We arrived after an unfortunate incident of a few of the other men leaders being hospitalized due to a prank of some of the young women who put liquid dish soap in the cups as a prank.  There had been a feeling of division among the young women who had been in different wards and were now together, not knowing each other well.  I remember a water fight, watching the feverish competition of my Grandpa. I remember hiking and sliding, I want to say with gunny sacks, down a tall hill at the Church Camp at Darby in the Tetons, over the border into Wyoming.  

I remember a testimony meeting, sitting on rocks around a camp fire, feeling close to the young women, to my grandparents, and to Heavenly Father. Another thing I remember is that it rained and rained and rained.  We had prepared trenches around our tents in the soil.  But as the rain continued relentlessly, we were invited to sleep in the spacious area of a lodge located up a steep hill, on higher ground.  More than just safe and dry, we had begun to feel connected.  During this evening at the lodge, some adults knocked on the door in the dark.  I want to say it was a mother who had come looking for two of her daughters in the group.  She had difficult news.  The father of these sisters had just suffered a trucking accident and was pronounced dead.  

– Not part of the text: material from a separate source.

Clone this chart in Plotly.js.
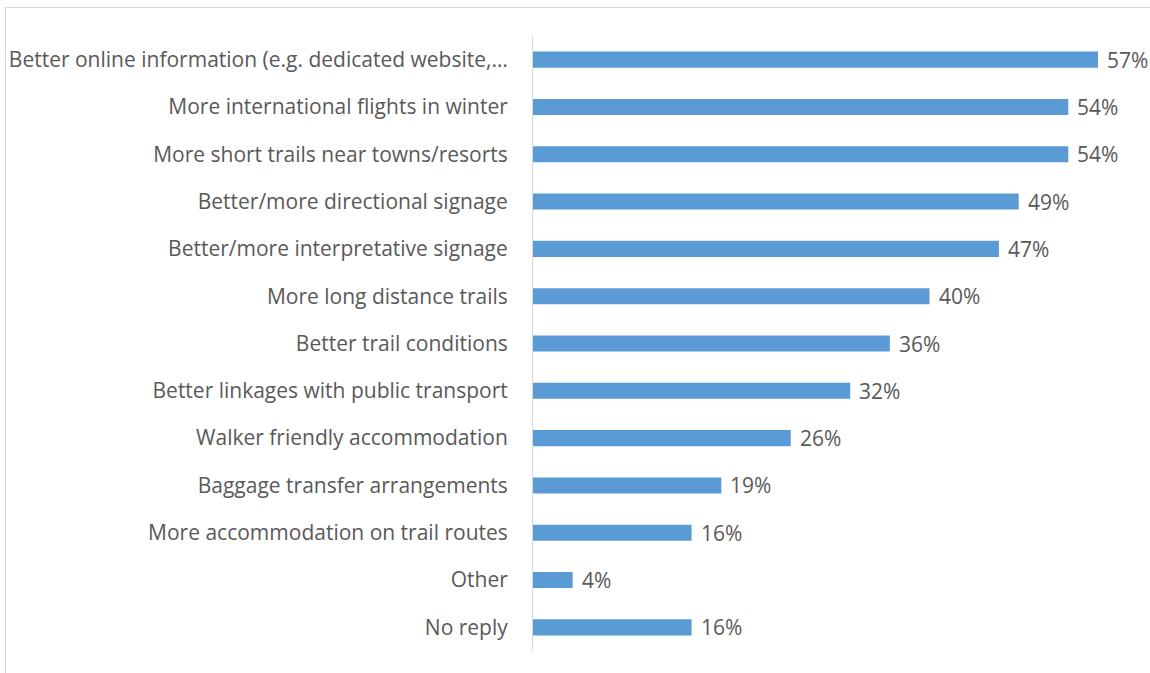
<!DOCTYPE html>
<html>
<head>
<meta charset="utf-8">
<script src="https://cdn.plot.ly/plotly-3.0.1.min.js"></script>
<style>
html,body{margin:0;padding:0;background:#fff;overflow:hidden;}
#frame{position:absolute;left:5px;top:7px;width:1200px;height:720px;border:1px solid #d9d9d9;box-sizing:border-box;}
#chart{position:absolute;left:0;top:0;width:1150px;height:673px;}
</style>
</head>
<body>
<div id="frame"></div>
<div id="chart"></div>
<script>
const categories = [
  "Better online information (e.g. dedicated website,…",
  "More international flights in winter",
  "More short trails near towns/resorts",
  "Better/more directional signage",
  "Better/more interpretative signage",
  "More long distance trails",
  "Better trail conditions",
  "Better linkages with public transport",
  "Walker friendly accommodation",
  "Baggage transfer arrangements",
  "More accommodation on trail routes",
  "Other",
  "No reply"
];
const values = [57, 54, 54, 49, 47, 40, 36, 32, 26, 19, 16, 4, 16];
const valueLabels = values.map(v => v + "%");

const fontFam = "'Open Sans', Lato, sans-serif";
const textColor = "#595959";

const trace = {
  type: "bar",
  orientation: "h",
  x: values,
  y: categories,
  marker: {color: "#5B9BD5"},
  hoverinfo: "skip"
};

const annotations = values.map((v, i) => ({
  x: v, y: categories[i], xref: "x", yref: "y",
  text: valueLabels[i], showarrow: false,
  xanchor: "left", xshift: 7,
  font: {family: fontFam, size: 21, color: textColor}
}));

const layout = {
  width: 1150, height: 673,
  paper_bgcolor: "rgba(0,0,0,0)",
  plot_bgcolor: "rgba(0,0,0,0)",
  margin: {l: 533, r: 50, t: 36, b: 22},
  bargap: 0.66,
  showlegend: false,
  xaxis: {range: [0, 57.2], visible: false, fixedrange: true},
  yaxis: {
    autorange: "reversed",
    showline: true, linecolor: "#d9d9d9", linewidth: 1,
    showgrid: false, zeroline: false,
    ticks: "", ticklabelstandoff: 20,
    tickfont: {family: fontFam, size: 21, color: textColor}
  },
  annotations: annotations
};

Plotly.newPlot("chart", [trace], layout, {displayModeBar: false, staticPlot: true});
</script>
</body>
</html>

"Would you like to come home?"

"We want to stay!" was their answer.  The comradery nurtured over a week of water fights, hiking, cooking, and camping, circled them in a net of security.  The connection they felt was tangible, and enough of a comfort, they longed to linger.  

Like these sisters, I learned there that "home" could happen even in walls that are not familiar.  This would be a blessing as our family transitioned to a new house in a new place.